Brill Bruisers---The New Pornographers:
Before Carl Newman changed his first name to A.C., before Dan Bejar began destroying, and before Neko went solo, there was The New Pornographers. Despite each of their individual successes as solo artists, indie rock luminaries of the early 2000's are back with their best LP in nearly a decade. Brill Bruisers is an 'event album' in every sense, its gathering of buzzy names over-shadowed by arena-rock anthems and ingenious song structures that always save the best for last. This is still power-pop at its most elemental, but the riffs crafted by Newman and Todd Fancey pack infinitely more punch this time around, the undeniable chords of the title track crashing down like the high tide, closer You Tell Me Where smoldering before it finally lights on fire. Even the scaled-back jams work, Neko Case's deceptive anthem Champions of Red Wine riding zippy synths to its heartening climax, Hi-Rise captivating ears with is steady, airy churn. Like Arctic Monkeys, MGMT, and Franz Ferdinand before them, The New Pornographers are a band living far past their purported expiration date of the late 2000's, and on this evidence, they won't be slowing up anytime soon.
Drop the Vowels---Millie and Andrea:
Here's something you won't be hearing on the radio anytime soon. This collaboration between Miles Whittaker (of Demdike Stare fame) and Andy Stott is about as dark, dingy, and dusty as dance music can possibly be, but unlike Stott's 2012 masterwork, Luxury Problems, Drop the Vowels is willing to gun up the RPMs. These tracks aren't exactly party jams, their nebulous construction, and lack of either hooks or non-sampled vocals rendering their sound esoteric, but those with the patience to let these leering, nocturnal tunes sink in will be hard-pressed to keep their toes from tapping. 51 straight minutes of lo-fi hiss and sneaky-deep grooves.
From the first elegant, delicate notes of Palace, you can tell that something has changed. The Antlers have always been something of a down-tempo outfit, but Familiars seeks to take that thesis to a new level, nearly refusing to shift out of first gear.
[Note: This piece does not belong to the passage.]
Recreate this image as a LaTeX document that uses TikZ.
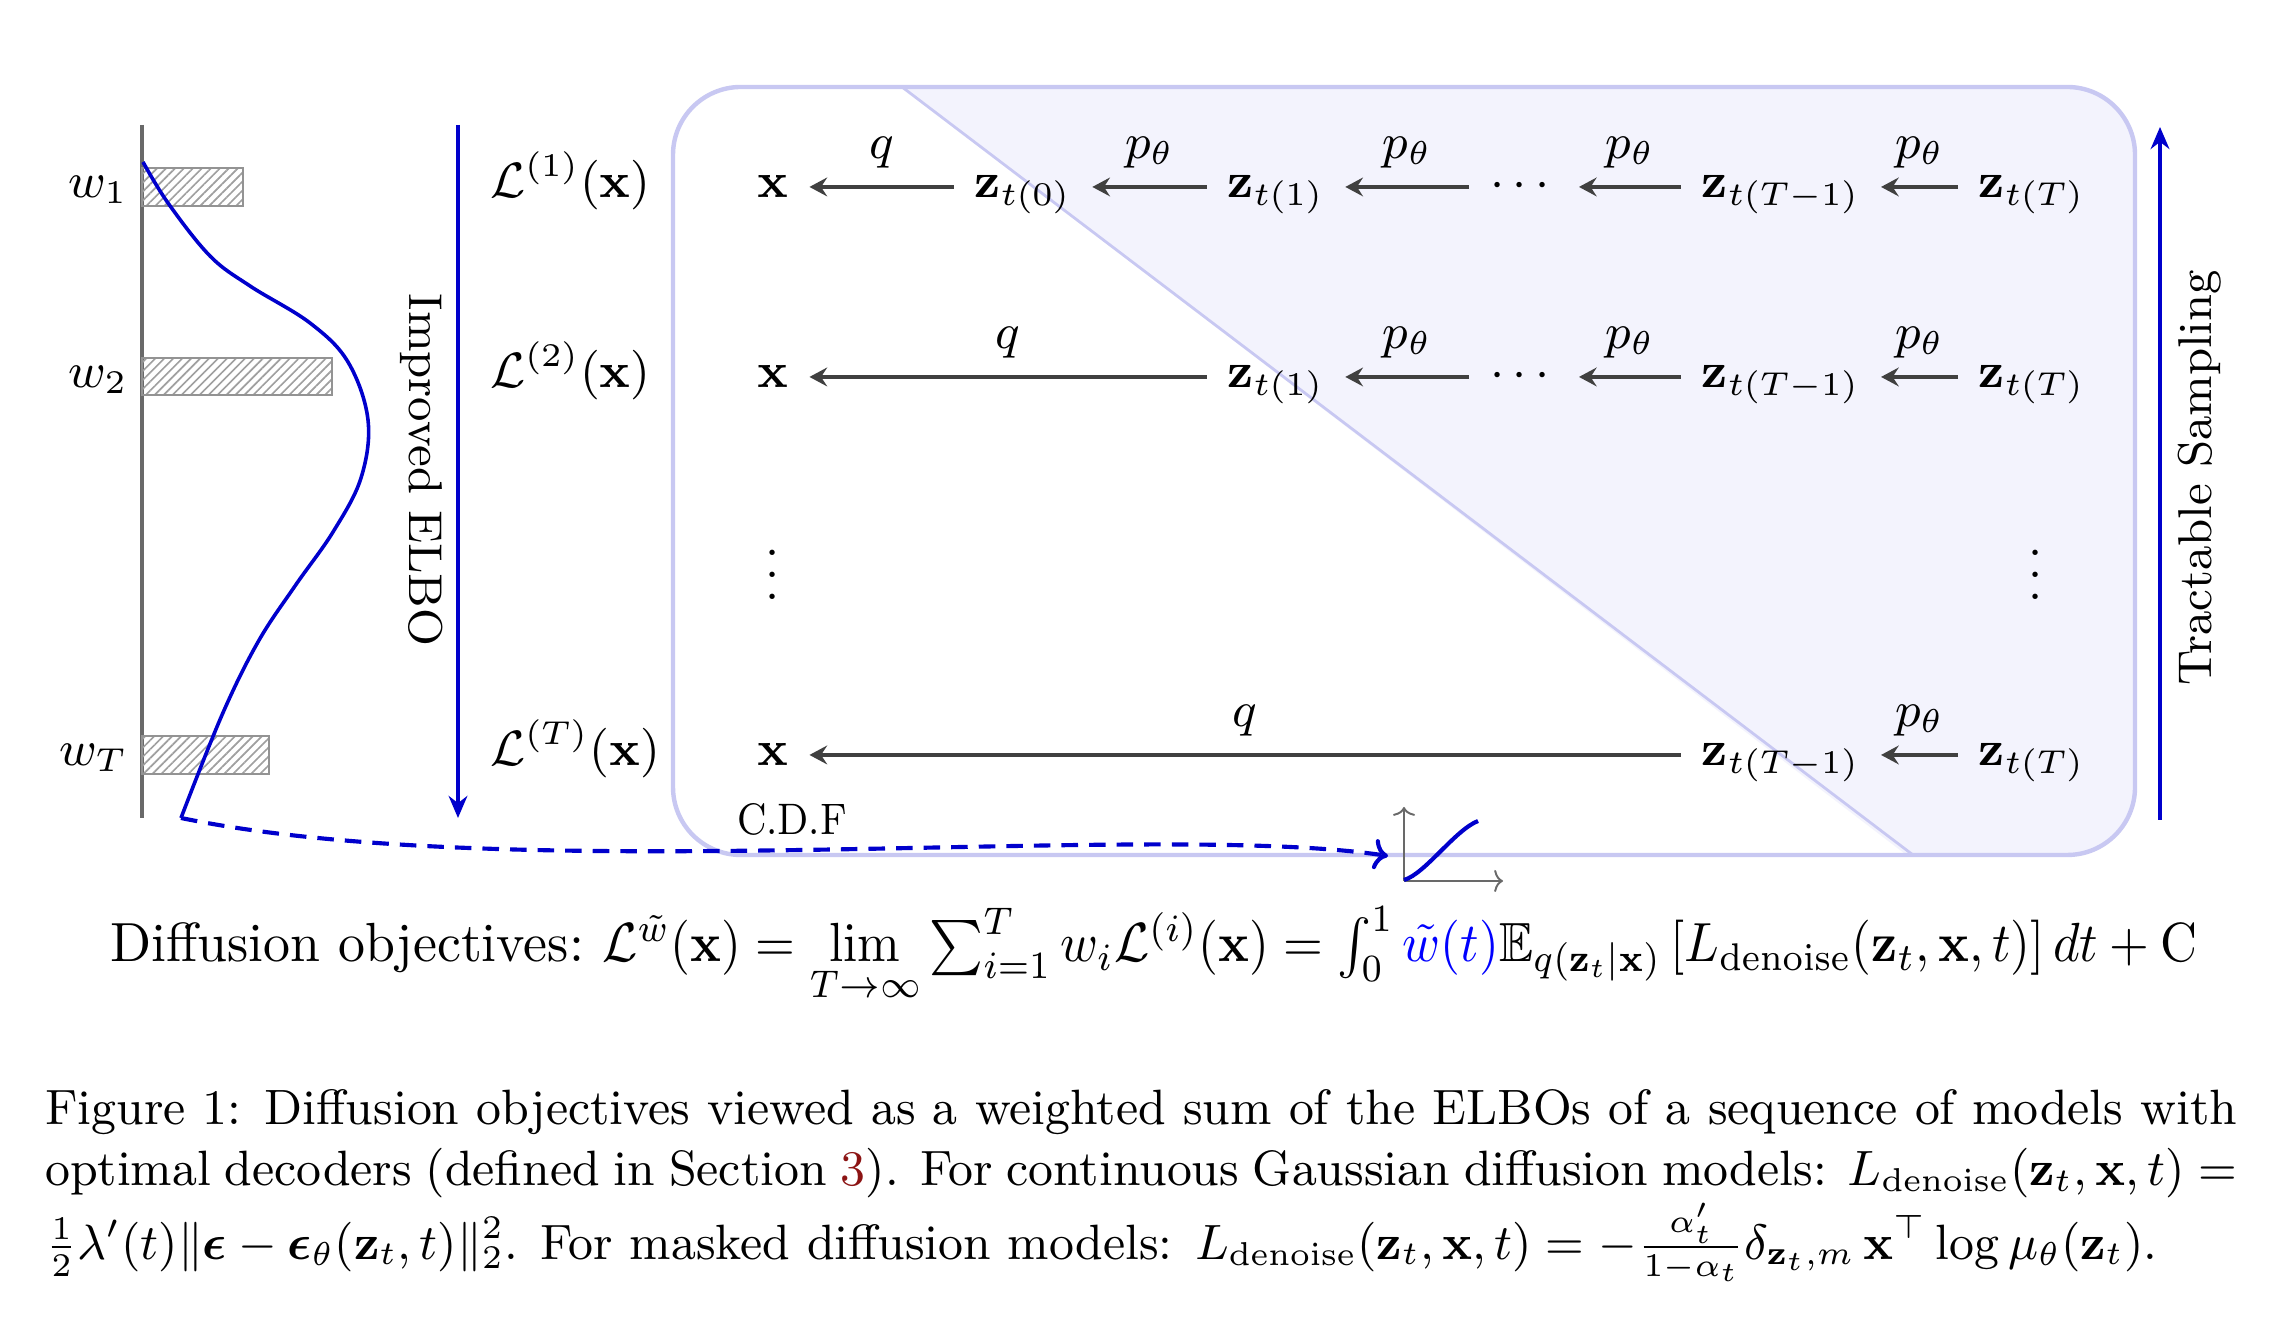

The approach can take a little getting used to, but when given a chance, these slow-burn beauties sink deep into your bones. No song better exemplifies this idea than Intruders, a spacey 5-and-a-half minute piece that wafts slowly through the air like fog or mist, stripped down to the point where every last note and symbol tap makes a lasting impression. The track, like its nine other album-mates, is bolstered by swooning horns that peak and fall with effortless grace.
While not exactly an album you'll be hearing on the dance floor anytime soon, one of Familiars' greatest strengths is the way the consistently stayed pace allows the bigger moments to leap off of the recording. The catharsis brought on by the sweeping trumpets of closer Refuge darts straight to your core, but nothing matches the powerful breakdown that serves as Director's foundation-shaking climax. Band leader Peter Silberman's voice has never been more ghostly or powerful, and in Parade and Hotel, he's penned anthems that stand among the band's best. I never thought The Antlers would make another album on the level of their masterful full-band debut Hospice, but Familiars completely flips the script, opening up a new sonic era for one of America's most under-appreciated outfits. My favorite LP of the year so far.